In reply to Zomby woof:
Where do you get said synth screw compressor oil, and how much is it? I need a magic cure for a crunchy 1-2 shift in an RX8.
I still think most of this stuff is just a placebo in a can.
2002maniac wrote:
I still think most of this stuff is just a placebo in a can.
Yes
That said, Lubro Moly is my fav every other oil change. NAPA sells it cheap.
JohnyHachi6 wrote:
In reply to Zomby woof:
Where do you get said synth screw compressor oil, and how much is it? I need a magic cure for a crunchy 1-2 shift in an RX8.
Any compressor service shop, or decent oil supply.
Look for IR ultra, or one of the GD synthetics. Anderol is also excellent. ISO (viscosity) 46-100 is good. The 100 is thicker. Either is fine. For reference, I believe ATF is ISO 32
One of my Suzuki buddies also swears that one of the Motul bike trans oils does the same. I'll find out which one.
a401cj wrote:
oldeskewltoy wrote:
My favorite one was original Slick50... back in the early/mid 1980s Long story short... Volvo 122S - added Slick 50, did the prescribed pour and drive for 30-40 minutes. Came home and idle was 350 rpm above where it had been set prior to the use of Slick 50. First full tank of gas... mileage went from an average of 25, with 27 being the highway figure... to average 29, with 31 being the highway figure.........
What ever happened to that? I once ran an old full-size Cherokee 30+ miles during the summer w/o one single drop of coolant in the radiator. She was glowing like a hot ember when I raised the hood. I attribute her survival to Slick 50.
http://www.ftc.gov/opa/1997/07/slick.shtm
They're still around but not in the force they used to be due to being sued. I remember that stuff and the Castrol oil that microcoated your engine (for better start up protection! or something) (also sued into oblivion) stuff being advertised on TV after Saturday morning cartoons in the 80s.
Nothing wrong with Amsoil quality... and they are the only affordable "approved" option for fluid for the Allison 6 speed auto in my truck. The cost difference equals the dealership price just for one flush/fill.
Since I had to buy the dealer lic to get a good price on the trans juice... I suppose I'll get the gear oil for the diffs and gearboxes in the fleet from them as well when spring rolls around.

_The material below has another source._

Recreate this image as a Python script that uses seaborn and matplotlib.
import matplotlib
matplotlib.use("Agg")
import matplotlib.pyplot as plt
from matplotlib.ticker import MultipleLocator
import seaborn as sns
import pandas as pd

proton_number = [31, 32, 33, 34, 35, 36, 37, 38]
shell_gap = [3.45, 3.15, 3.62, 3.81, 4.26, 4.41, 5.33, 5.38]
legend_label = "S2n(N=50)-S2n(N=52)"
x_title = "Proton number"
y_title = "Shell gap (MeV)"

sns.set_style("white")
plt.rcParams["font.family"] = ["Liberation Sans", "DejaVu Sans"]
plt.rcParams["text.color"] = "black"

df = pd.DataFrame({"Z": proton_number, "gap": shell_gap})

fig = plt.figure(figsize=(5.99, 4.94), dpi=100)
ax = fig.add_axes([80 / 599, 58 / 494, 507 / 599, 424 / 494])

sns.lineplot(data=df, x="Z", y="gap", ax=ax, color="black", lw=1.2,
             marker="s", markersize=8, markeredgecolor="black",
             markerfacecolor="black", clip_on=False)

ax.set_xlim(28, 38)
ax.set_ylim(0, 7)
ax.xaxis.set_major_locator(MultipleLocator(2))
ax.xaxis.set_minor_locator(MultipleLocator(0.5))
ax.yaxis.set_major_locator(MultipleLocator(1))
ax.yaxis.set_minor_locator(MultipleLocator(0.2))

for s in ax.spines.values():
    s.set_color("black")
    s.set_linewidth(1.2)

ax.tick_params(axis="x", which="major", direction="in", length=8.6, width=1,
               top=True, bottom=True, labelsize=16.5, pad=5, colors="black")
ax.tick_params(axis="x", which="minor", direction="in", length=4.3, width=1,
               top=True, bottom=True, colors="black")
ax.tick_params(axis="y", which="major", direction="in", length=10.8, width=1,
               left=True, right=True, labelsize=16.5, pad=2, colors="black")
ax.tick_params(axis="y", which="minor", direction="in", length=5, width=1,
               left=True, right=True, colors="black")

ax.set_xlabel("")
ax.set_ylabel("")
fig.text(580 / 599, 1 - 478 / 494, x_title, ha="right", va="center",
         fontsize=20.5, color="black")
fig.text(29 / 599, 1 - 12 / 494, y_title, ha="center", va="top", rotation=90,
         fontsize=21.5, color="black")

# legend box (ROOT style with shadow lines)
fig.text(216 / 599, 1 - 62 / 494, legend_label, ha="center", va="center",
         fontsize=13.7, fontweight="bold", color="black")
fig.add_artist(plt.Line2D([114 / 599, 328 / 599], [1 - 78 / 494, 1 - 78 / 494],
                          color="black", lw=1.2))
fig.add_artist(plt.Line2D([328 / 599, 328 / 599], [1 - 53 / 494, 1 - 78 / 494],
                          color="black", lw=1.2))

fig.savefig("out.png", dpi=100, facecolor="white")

I used the Interceptor 2 stroke oil in the kids racing kart with good results although is is impossible for me to quantify any difference at all from the the cheap weed whacker stuff I used before. I'll just say it smells better :)
Tufoil used to be one of my fav's.
I've seen its use add 1 year of life to a bike known for bad cams. so bad all the aftermarket cam companys will not weld and re-grind that model cams poor design from the OEM. Add tufoil it lasted longer not a cure for sure but you can tell it was doing something.

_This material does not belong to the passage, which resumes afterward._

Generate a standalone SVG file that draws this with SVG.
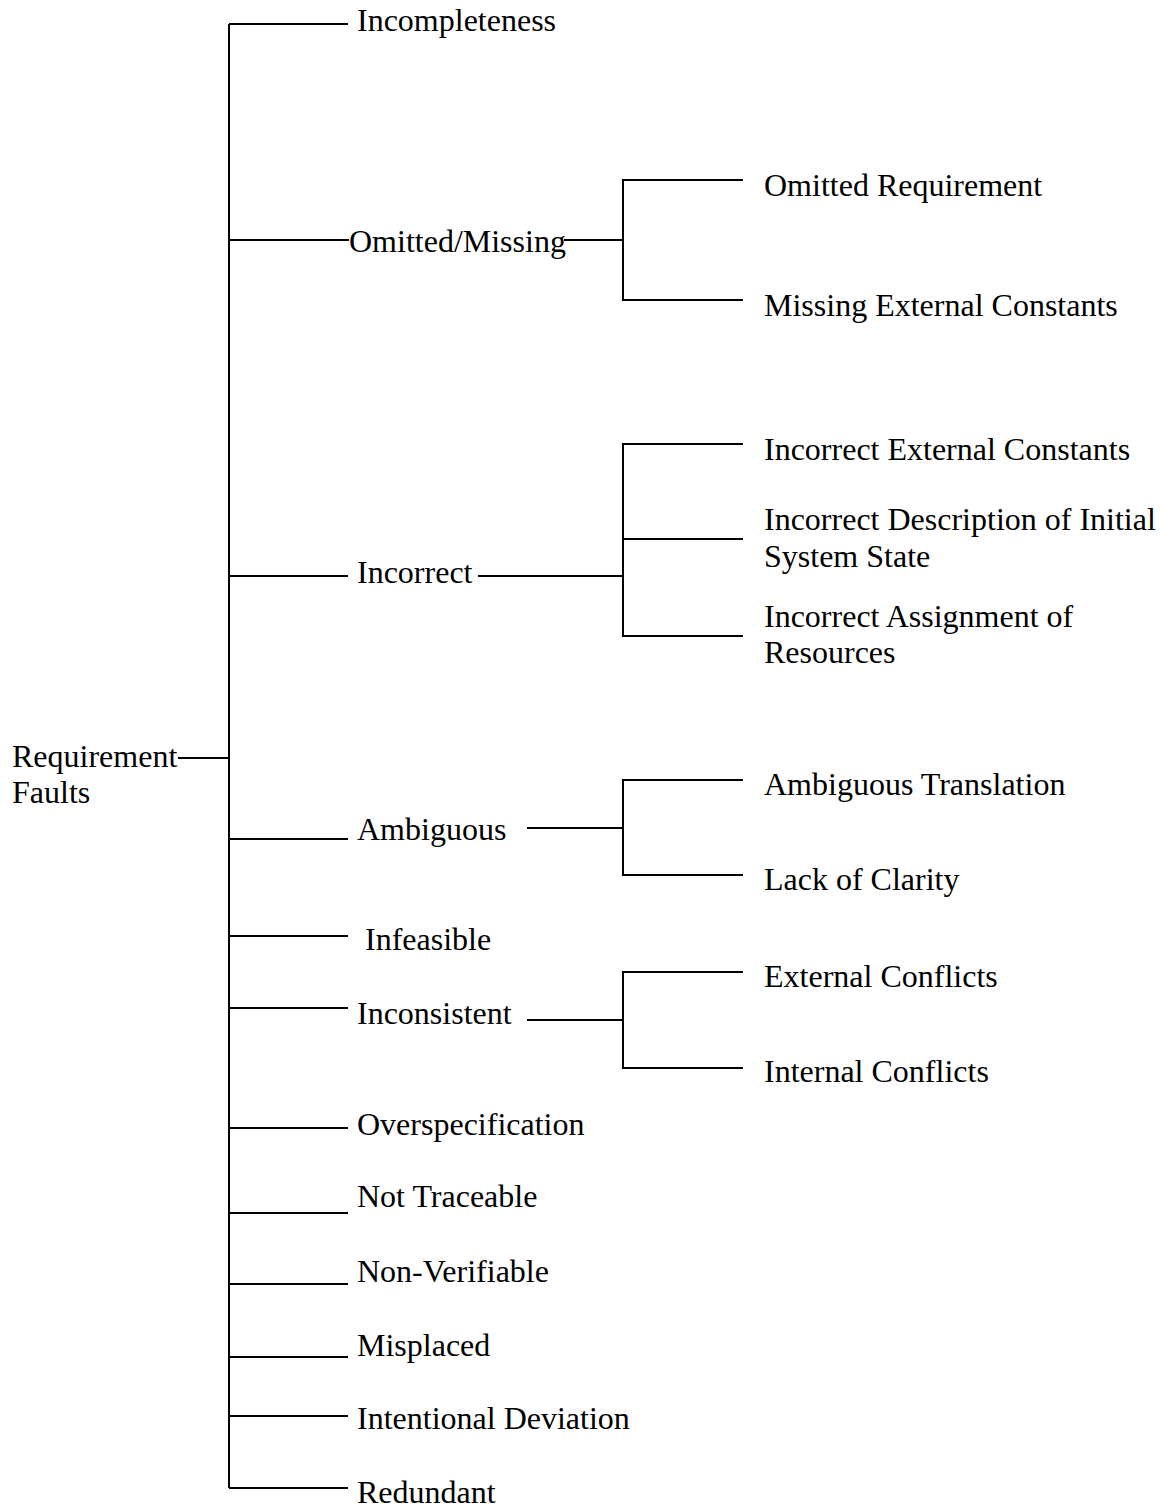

Ginger Root for motion sickness.
If your suspension is soft, a little of this will stiffen it right up for track use. Within a few hours, it will be soft enough for a comfortable ride home. (If the stiffness lasts for more than 4 hours, consult a qualified mechanic)

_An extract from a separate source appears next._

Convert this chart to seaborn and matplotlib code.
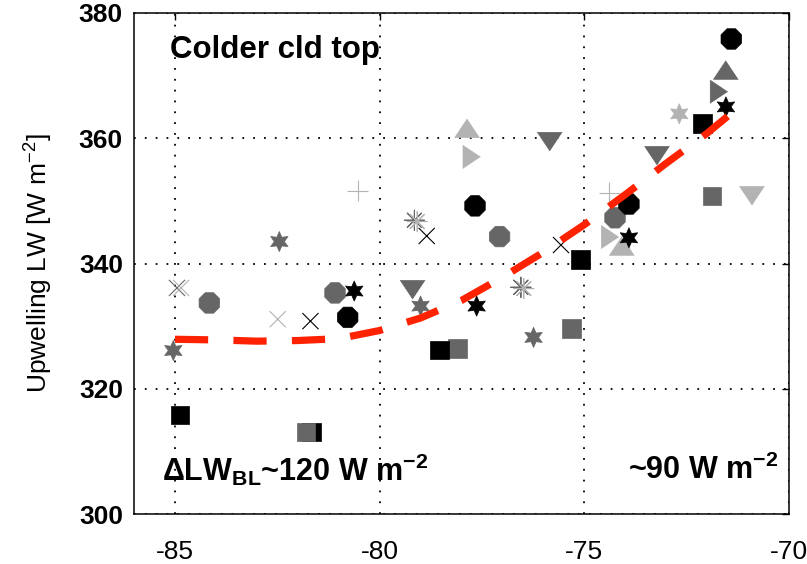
import numpy as np
import pandas as pd
import matplotlib
matplotlib.use("Agg")
import matplotlib.pyplot as plt
import seaborn as sns

# ---------------- data ----------------
# filled markers, listed in drawing order
pt_x = [-77.86, -77.75, -74.37, -74.08, -70.90, -72.68,
        -81.66, -81.80, -85.04, -84.16, -82.45, -81.09, -79.19, -79.00,
        -77.07, -78.10, -76.24, -75.31, -75.84, -74.25, -73.22, -71.88,
        -71.71, -71.54,
        -84.88, -80.78, -80.62, -77.67, -77.63, -78.54, -75.09, -73.91,
        -73.91, -72.12, -71.54, -71.41]
pt_y = [361.6, 357.0, 344.2, 342.8, 350.8, 363.9,
        313.1, 313.1, 326.1, 333.7, 343.5, 335.3, 335.8, 333.2,
        344.3, 326.45, 328.2, 329.65, 359.45, 347.3, 357.2, 350.8,
        367.4, 370.9,
        315.8, 331.4, 335.6, 349.2, 333.2, 326.2, 340.6, 349.5,
        344.1, 362.4, 365.0, 375.85]
pt_shape = ["tri_up", "tri_right", "tri_right", "tri_up", "tri_down", "hexagram",
            "square", "square", "hexagram", "octagon", "hexagram", "octagon",
            "tri_down", "hexagram", "octagon", "square", "hexagram", "square",
            "tri_down", "octagon", "tri_down", "square", "tri_right", "tri_up",
            "square", "octagon", "hexagram", "octagon", "hexagram", "square",
            "square", "octagon", "hexagram", "square", "hexagram", "octagon"]
pt_shade = ["light", "light", "light", "light", "light", "light",
            "black", "dark", "dark", "dark", "dark", "dark", "dark", "dark",
            "dark", "dark", "dark", "dark", "dark", "dark", "dark", "dark",
            "dark", "dark",
            "black", "black", "black", "black", "black", "black", "black",
            "black", "black", "black", "black", "black"]

# line-art markers
ln_x = [-84.95, -84.85, -82.49, -81.69, -78.85, -75.57,
        -80.53, -74.39,
        -79.15, -79.08, -76.55, -76.48]
ln_y = [336.1, 336.1, 331.1, 330.8, 344.4, 342.95,
        351.6, 351.3,
        346.9, 346.7, 336.2, 336.0]
ln_shape = ["cross", "cross", "cross", "cross", "cross", "cross",
            "plus", "plus",
            "asterisk", "asterisk", "asterisk", "asterisk"]
ln_shade = ["dark", "light", "light", "black", "black", "black",
            "light", "light",
            "dark", "light", "dark", "light"]

# dashed red fit curve
fit_x = [-85, -84, -83, -82, -81, -80, -79, -78, -77, -76, -75, -74, -73, -72, -71.5]
fit_y = [327.9, 327.8, 327.6, 327.7, 328.0, 329.3, 331.3, 334.1, 337.8,
         341.8, 346.2, 351.0, 356.0, 360.8, 363.5]

x_ticks = [-85, -80, -75, -70]
y_ticks = [300, 320, 340, 360, 380]

# ---------------- styling ----------------
sns.set_theme(style="white")
plt.rcParams["font.family"] = ["Liberation Sans", "DejaVu Sans"]
plt.rcParams["mathtext.fontset"] = "custom"
plt.rcParams["mathtext.rm"] = "Liberation Sans"
plt.rcParams["mathtext.bf"] = "Liberation Sans:bold"
plt.rcParams["mathtext.it"] = "Liberation Sans:italic"
plt.rcParams["text.color"] = "black"
plt.rcParams["axes.labelcolor"] = "black"
plt.rcParams["xtick.color"] = "black"
plt.rcParams["ytick.color"] = "black"
plt.rcParams["xtick.labelcolor"] = "black"
plt.rcParams["ytick.labelcolor"] = "black"

shade_pal = {"light": "#B3B3B3", "dark": "#666666", "black": "#000000"}

tri_up = np.array([(0, 0.75), (-1, -0.75), (1, -0.75)])
tri_down = np.array([(0, -0.75), (-1, 0.75), (1, 0.75)])
tri_right = np.array([(0.75, 0), (-0.75, 1), (-0.75, -1)])

fill_markers = {"tri_up": tri_up, "tri_down": tri_down, "tri_right": tri_right,
                "hexagram": (6, 1, 0), "octagon": "8", "square": "s"}
fill_sizes = {"tri_up": 320, "tri_down": 320, "tri_right": 280,
              "hexagram": 210, "octagon": 255, "square": 180}
line_markers = {"cross": "x", "plus": "+", "asterisk": (8, 2, 0)}
line_sizes = {"cross": 135, "plus": 230, "asterisk": 210}

df_fill = pd.DataFrame({"x": pt_x, "y": pt_y, "shape": pt_shape, "shade": pt_shade})
df_line = pd.DataFrame({"x": ln_x, "y": ln_y, "shape": ln_shape, "shade": ln_shade})
df_fit = pd.DataFrame({"x": fit_x, "y": fit_y})

fig = plt.figure(figsize=(8.07, 5.64), dpi=100)
ax = fig.add_axes([134 / 807, 50 / 564, 655 / 807, 501 / 564])

sns.scatterplot(data=df_line, x="x", y="y", hue="shade", style="shape",
                size="shape", palette=shade_pal, markers=line_markers,
                sizes=line_sizes, linewidth=0.8, legend=False, ax=ax, zorder=3)
sns.scatterplot(data=df_fill, x="x", y="y", hue="shade", style="shape",
                size="shape", palette=shade_pal, markers=fill_markers,
                sizes=fill_sizes, edgecolor="face", linewidth=0.5,
                legend=False, ax=ax, zorder=4)
sns.lineplot(data=df_fit, x="x", y="y", color="#FF2200", linewidth=5.2,
             sort=False, estimator=None, ax=ax, zorder=5)
fit_line = ax.lines[-1]
fit_line.set_dashes((4.6, 3.5))
fit_line.set_dash_capstyle("butt")

ax.set_xlim(-86, -70)
ax.set_ylim(300, 380)
ax.set_xticks(x_ticks)
ax.set_yticks(y_ticks)
ax.set_xticklabels([str(v) for v in x_ticks], fontsize=19)
ax.set_yticklabels([str(v) for v in y_ticks], fontsize=19, fontweight="bold")
ax.tick_params(direction="in", length=5, width=1, top=True, right=True,
               color="black")
ax.tick_params(axis="x", pad=19)
ax.tick_params(axis="y", pad=8)
ax.grid(True, color="black", linestyle=(0, (1, 5)), linewidth=1.3)
for sp in ax.spines.values():
    sp.set_visible(True)
    sp.set_color("black")
    sp.set_linewidth(1.1)

ax.set_xlabel("")
ax.set_ylabel("Upwelling LW [W m$^{-2}$]", fontsize=19, color="black")
ax.yaxis.set_label_coords(-0.12, 0.5)

ax.text(-85.12, 374.1, "Colder cld top", fontsize=22.5, fontweight="bold",
        ha="left", va="center", zorder=6, color="black")
ax.text(-85.32, 307.0, r"$\mathbf{\Delta}$LW$_{\mathbf{BL}}$~120 W m$^{\mathbf{-2}}$",
        fontsize=22, fontweight="bold", ha="left", va="center", zorder=6,
        color="black")
ax.text(-70.25, 307.0, r"~90 W m$^{\mathbf{-2}}$", fontsize=22,
        fontweight="bold", ha="right", va="center", zorder=6, color="black")

fig.savefig("out.png", dpi=100)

Seriously, I think everything on the "engine additive" shelf is about as effective as putting Viagra in your gas tank. I have never had good success with anything from Bar's Leak to Head Repair Formula.
Lucas Transmission Fix
Lucas Oil Treatment
Lucas Fuel Injector Cleaner - and Total Fuel System Cleaner
Seafoam
1 qt of trans fluid subbed for 1 qt out of 5 qts of oil (drive 500 miles, then drain)
Water/trans fluid down the carb
All of the above I have used successfully over past 25 years for various purposes. Makes me sold old, or maybe "over experienced".